Senior year of college, like the senior year of high school, can be an amazingly exciting but also frighteningly nervous time. Unlike the previous three years of college or high school, you are in a completely different mindset. Instead of looking up to students older than you for guidance, you are those wise, maybe even intimidating, seniors who you once admired. Instead of panicking about switching into the classes you want, you revel in all the tricks you have learned over the years – emailing professors weeks in advance and playing the “I need this class for my major” card. Instead of worrying about getting an internship for the summer ahead, you are madly studying for the GRE or MCAT or LSAT, or of course, looking for that elusive offer of employment.

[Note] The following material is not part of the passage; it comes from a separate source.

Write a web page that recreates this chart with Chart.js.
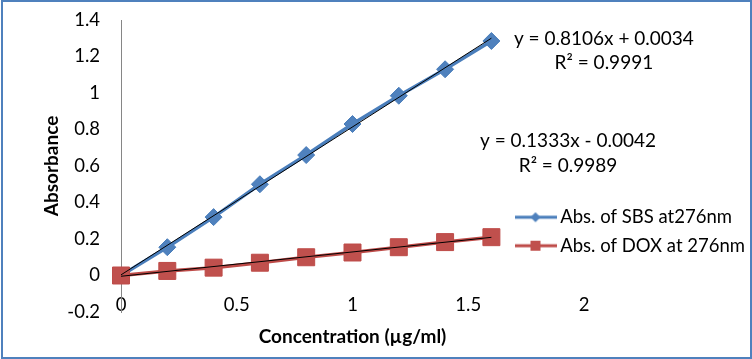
<!DOCTYPE html>
<html>
<head>
<meta charset="utf-8">
<script src="https://cdn.jsdelivr.net/npm/chart.js@4/dist/chart.umd.min.js"></script>
<style>
  body { margin: 0; background: #fff; }
  #wrap { position: relative; width: 752px; height: 359px; }
  #frame { position: absolute; left: 1px; top: 0; right: 0; bottom: 0; border: 2px solid #4F81BD; pointer-events: none; }
</style>
</head>
<body>
<div id="wrap">
  <canvas id="chart" width="752" height="359"></canvas>
  <div id="frame"></div>
</div>
<script>
// Datos
const concentrations = [0, 0.2, 0.4, 0.6, 0.8, 1.0, 1.2, 1.4, 1.6];
const absSBS = [0, 0.155, 0.32, 0.50, 0.66, 0.83, 0.985, 1.13, 1.285];
const absDOX = [0, 0.025, 0.043, 0.07, 0.10, 0.126, 0.155, 0.183, 0.21];

// Líneas de tendencia (extremos según las ecuaciones mostradas)
const trendX = [0, 1.6];
const trendSBS = [0.0034, 1.3004];
const trendDOX = [-0.0042, 0.2091];

const seriesNames = ['Abs. of SBS at276nm', 'Abs. of DOX at 276nm'];
const equations = [
  { lines: ['y = 0.8106x + 0.0034', 'R² = 0.9991'], x: 2.086, y: [1.295, 1.165] },
  { lines: ['y = 0.1333x - 0.0042', 'R² = 0.9989'], x: 1.931, y: [0.737, 0.60] }
];

const FONT = 'Lato';
const BLUE = '#4F81BD', BLUE_LINE = '#4A7EBB';
const RED = '#C0504D', RED_LINE = '#BE4B48';

function toPoints(xs, ys) {
  return xs.map((x, i) => ({ x: x, y: ys[i] }));
}

// Formato de ticks: 1, 0.8, 0, -0.2 ...
function tickText(v) {
  return String(Math.round(v * 10) / 10);
}

// Muestra de leyenda: línea con marcador
function legendSwatch(color, fill, shape) {
  const c = document.createElement('canvas');
  c.width = 42; c.height = 14;
  const g = c.getContext('2d');
  g.strokeStyle = color; g.lineWidth = 3;
  g.beginPath(); g.moveTo(0, 7); g.lineTo(42, 7); g.stroke();
  g.fillStyle = fill;
  g.beginPath();
  if (shape === 'diamond') {
    g.moveTo(21, 2); g.lineTo(26, 7); g.lineTo(21, 12); g.lineTo(16, 7);
  } else {
    g.rect(16, 2, 10, 10);
  }
  g.closePath(); g.fill();
  return c;
}
const swatches = [legendSwatch(BLUE_LINE, BLUE, 'diamond'), legendSwatch(RED_LINE, RED, 'square')];

const equationPlugin = {
  id: 'equations',
  afterDraw(chart) {
    const { ctx, scales } = chart;
    ctx.save();
    ctx.font = '19px ' + FONT;
    ctx.fillStyle = '#000';
    ctx.textAlign = 'center';
    ctx.textBaseline = 'middle';
    equations.forEach(eq => {
      const px = scales.x.getPixelForValue(eq.x);
      eq.lines.forEach((t, i) => ctx.fillText(t, px, scales.y.getPixelForValue(eq.y[i])));
    });
    ctx.restore();
  }
};

// Mover la leyenda dentro del área del gráfico
const legendPlacer = {
  id: 'legendPlacer',
  afterLayout(chart) {
    const lg = chart.legend;
    const w = lg.width, h = lg.height;
    lg.left = 510; lg.top = 198;
    lg.right = lg.left + w; lg.bottom = lg.top + h;
  }
};

new Chart(document.getElementById('chart'), {
  type: 'scatter',
  data: {
    datasets: [
      {
        label: 'trendSBS', data: toPoints(trendX, trendSBS), showLine: true,
        borderColor: '#000', borderWidth: 1, pointRadius: 0, order: 0
      },
      {
        label: 'trendDOX', data: toPoints(trendX, trendDOX), showLine: true,
        borderColor: '#000', borderWidth: 1, pointRadius: 0, order: 0
      },
      {
        label: seriesNames[0], data: toPoints(concentrations, absSBS), showLine: true, clip: false,
        borderColor: BLUE_LINE, borderWidth: 3.5, pointStyle: 'rectRot', pointRadius: 8.5,
        pointBackgroundColor: BLUE, pointBorderColor: BLUE_LINE, pointBorderWidth: 1, order: 2
      },
      {
        label: seriesNames[1], data: toPoints(concentrations, absDOX), showLine: true, clip: false,
        borderColor: RED_LINE, borderWidth: 3.5, pointStyle: 'rect', pointRadius: 12,
        pointBackgroundColor: RED, pointBorderColor: RED_LINE, pointBorderWidth: 1, order: 1
      }
    ]
  },
  options: {
    responsive: false,
    animation: false,
    layout: { padding: { top: 20, right: 168, bottom: 0, left: 0 } },
    plugins: {
      tooltip: { enabled: false },
      legend: {
        position: 'chartArea',
        align: 'start',
        labels: {
          usePointStyle: true,
          pointStyleWidth: 31,
          padding: 10,
          color: '#000',
          font: { family: FONT, size: 18.5 },
          generateLabels: () => seriesNames.map((name, i) => ({
            text: name, pointStyle: swatches[i], datasetIndex: i + 2,
            fillStyle: 'transparent', strokeStyle: 'transparent', lineWidth: 0, fontColor: '#000'
          }))
        }
      }
    },
    scales: {
      x: {
        type: 'linear', min: 0, max: 2,
        grid: { display: false, drawTicks: false },
        border: { display: false },
        ticks: {
          stepSize: 0.5, mirror: true, padding: -4, color: '#000', font: { family: FONT, size: 18.5 },
          callback: tickText
        },
        title: {
          display: true, text: 'Concentration (µg/ml)', color: '#000',
          font: { family: FONT, size: 19, weight: 'bold' }, padding: { top: 0, bottom: 11 }
        },
        afterFit(scale) {
          scale.height = 47;
          scale.paddingLeft = 0; scale.paddingRight = 0;
        }
      },
      y: {
        min: -0.2, max: 1.4,
        grid: {
          drawTicks: false,
          color: ctx => (ctx.tick && ctx.tick.value === 0 ? '#868686' : 'rgba(0,0,0,0)')
        },
        border: { display: true, color: '#868686', width: 1 },
        ticks: {
          stepSize: 0.2, padding: 21, color: '#000', font: { family: FONT, size: 18.5 },
          callback: tickText
        },
        title: {
          display: true, text: 'Absorbance', color: '#000',
          font: { family: FONT, size: 19, weight: 'bold' }, padding: { top: 40, bottom: 0 }
        },
        afterFit(scale) {
          scale.width = 121;
          scale.paddingTop = 0; scale.paddingBottom = 0;
        }
      }
    }
  },
  plugins: [equationPlugin, legendPlacer]
});
</script>
</body>
</html>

This prelude to the transition into the next phase of our lives means that we have a whole lot more things to balance on our plate during the next nine months, more so than any other time in our college career. Perhaps you are finally leading the club you’ve been a part of since your first year here. Perhaps you are writing a monstrous 100-page thesis. Perhaps you are walking around campus in a suit and tie three days a week, networking and attending interviews. If you are a high school senior reading this, you will certainly relate with this everything-is-happening-at-once feeling. Leading clubs. Planning events. AP exams. Volunteering. And of course, applying to college.
So how do we keep sane? How will you keep sane? Well, first there’s sleep, that precious thing we’ve all learned to treasure here at Middlebury. You can’t possibly expect to balance what’s on your place without the rest and energy your body and your mind need to function. Sure, caffeine helps, but it can’t substitute for the time you spend in bed.
After getting the rest I need and climbing out of bed ready to tackle my day, I like to use a calendar and to-do lists to organize my time. I like to visualize my time so I can plan out my day in my head – what dining hall is closest to my class before lunch, how long I have in the afternoon to do homework before going to that lecture at 4:30, when I can sneak a hitting session in on the tennis courts with my friends. My dad told me an old Chinese proverb once, “the best memory cannot beat the blunt point of a broken pencil.” In other words, if you are feeling overwhelmed, it helps to write things down so you can use your brainpower to do other things.
But my favorite way of finding balance amidst the craziness that is senior year is taking stock of the little things that happen over the course of a day and going out and doing something spontaneous once in a while. This time of year, it’s enjoying the fiery reds, yellows, and oranges of the fall foliage, or taking an afternoon off to go apple picking. In the winter, it might be going sledding at midnight with your friends, or extending dinner into a two-hour conversation with your friends. In the spring, it might be finally asking your crush out on a date, or going for a late night drive with the windows down and the radio blasting. There is value in the spontaneous, especially when going between classes, the dining hall, and the library begins to feel a little too routine. There is value in the things that we overlook because we are going too fast. Who knows? Along the way, you might just find the perfect inspiration for that Common App essay, or find a new argument for your thesis, and if nothing else, you will come back with a new dose of energy to tackle the challenges of senior year.